Schilling and Clemens are the only pitchers in history to three times win more than 20 games while losing fewer than eight. And here's the money nugget on Schilling: He has the greatest strikeout-to-walk rate in history (4.4) since the mound was set at 60 feet, six inches in the 19th century.

Hey, but what about great players who took steroids?

Some people will vote for them if they believe "they were great players before they started juicing." That kind of thinking condones steroid use based on talent -- that a voter endorses players corrupting the basic fairness of the game and the record book as long as they reached some nebulous level of achievement. When did it become okay for Bonds to get on the most meticulous, scientific PED regimen in documented history that made the home run record inauthentic? Three hundred homers? Four hundred?

Bonds and Clemens will get more support than McGwire because of the faction of writers who adopt this two-tiered position on steroids (it's okay for established stars, not okay for those trying to become one). If they get twice as much support, they still won't crack 50 percent.
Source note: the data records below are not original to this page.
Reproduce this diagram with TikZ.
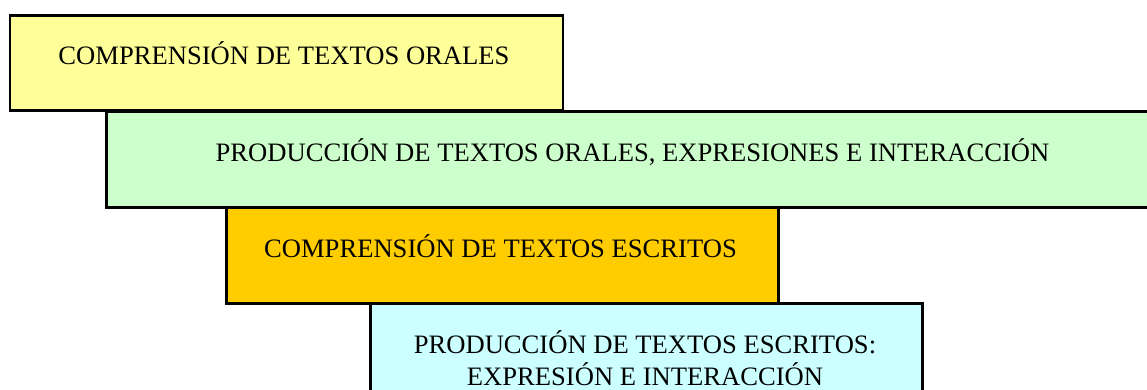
\documentclass[tikz,border=0pt]{standalone}
\usepackage{fontspec}
\setmainfont{Liberation Serif}
\definecolor{cyell}{HTML}{FFFF99}
\definecolor{cgreen}{HTML}{CCFFCC}
\definecolor{corange}{HTML}{FFCC00}
\definecolor{ccyan}{HTML}{CCFFFF}
\begin{document}
\begin{tikzpicture}[x=1pt,y=-1pt,
  band/.style={draw=black,line width=2.6pt,anchor=north west,inner sep=0pt},
  lbl/.style={anchor=base,inner sep=0pt,font=\fontsize{26.6}{32}\selectfont,text=black}]
\useasboundingbox (0,0) rectangle (1147,390);
\clip (0,0) rectangle (1147,390);
\node[band,fill=cyell,minimum width=553pt,minimum height=95pt] (b1) at (8.5,14) {};
\node[lbl] (t1) at (284,65) {COMPRENSIÓN DE TEXTOS ORALES};
\node[band,fill=cgreen,minimum width=1080pt,minimum height=96pt] (b2) at (105,110) {};
\node[lbl] (t2) at (632.5,162) {PRODUCCIÓN DE TEXTOS ORALES, EXPRESIONES E INTERACCIÓN};
\node[band,fill=corange,minimum width=552pt,minimum height=96pt] (b3) at (225,206) {};
\node[lbl] (t3) at (500.5,257) {COMPRENSIÓN DE TEXTOS ESCRITOS};
\node[band,fill=ccyan,minimum width=552pt,minimum height=110pt] (b4) at (369,302) {};
\node[lbl] (t4) at (645,353) {PRODUCCIÓN DE TEXTOS ESCRITOS:};
\node[lbl] (t5) at (645,385) {EXPRESIÓN E INTERACCIÓN};
\end{tikzpicture}
\end{document}
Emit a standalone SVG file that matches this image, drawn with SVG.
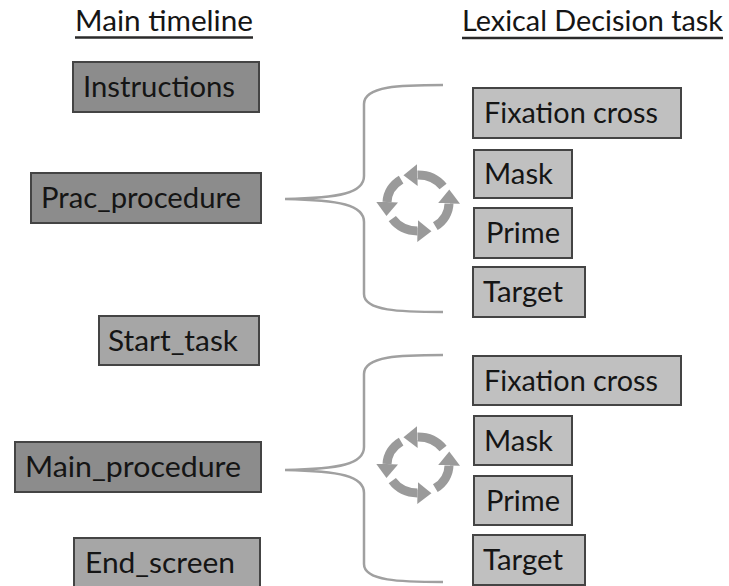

But such high-profile players very well could gain enough support over time to get in. It's a new phase in voting.

But wait, isn't it a voter's job to "tell the history of baseball" when it comes to Hall of Fame voting?

Not in my view. Hall of Fame enshrinement is very different from the Hall of Fame Museum, which tells the history of the game very nicely, even with non-Hall of Famers such as Pete Rose and Joe Jackson and steroid users represented. A Hall of Fame vote is the endorsement of a career at the highest level. And no one is "wiping out" an era. Plenty of players from the Steroid Era have and will be represented.

Yes, but have you noticed visits to the museum are down? Don't these baseball writers understand they should fling open the doors to steroid users to increase foot traffic?

Of course, the decline has nothing to do with the economy. It's because thousands of people are denied the thrill of gazing upon the plaque of Palmeiro, who not once was ever popular enough to get elected as an All-Star starter. It's a strange mandate for Hall of Fame voters: vote not with conviction but as a sales and marketing rep for the Hall.

Okay, so if Bonds and Clemens don't get in it on the first ballot it must be time to rip up the system and let somebody else vote, right?

Uh, no. (Translation: when my guys don't get in, the system must be broken.) How about we use a system in which 44 media members pile into a room and pick exactly between four and seven guys every year to put in the Hall of Fame and never announce the vote totals? That's how the NFL does it. The Baseball Hall of Fame is the most prestigious Hall of Fame because it has the highest, most time-honored standards. McGwire, Palmeiro, Bonds, Sosa, Clemens and the like will get 15 cracks at getting 75 percent support from 500-plus eligible baseball writers. That has proved to be fair enough over decades. Of the 297 Hall of Famers, only 112, or 38 percent, have been elected by the BBWAA. Congratulations to Barry Larkin, who played through the Steroid Era and met the threshold of Hall of Fame election to be number 112.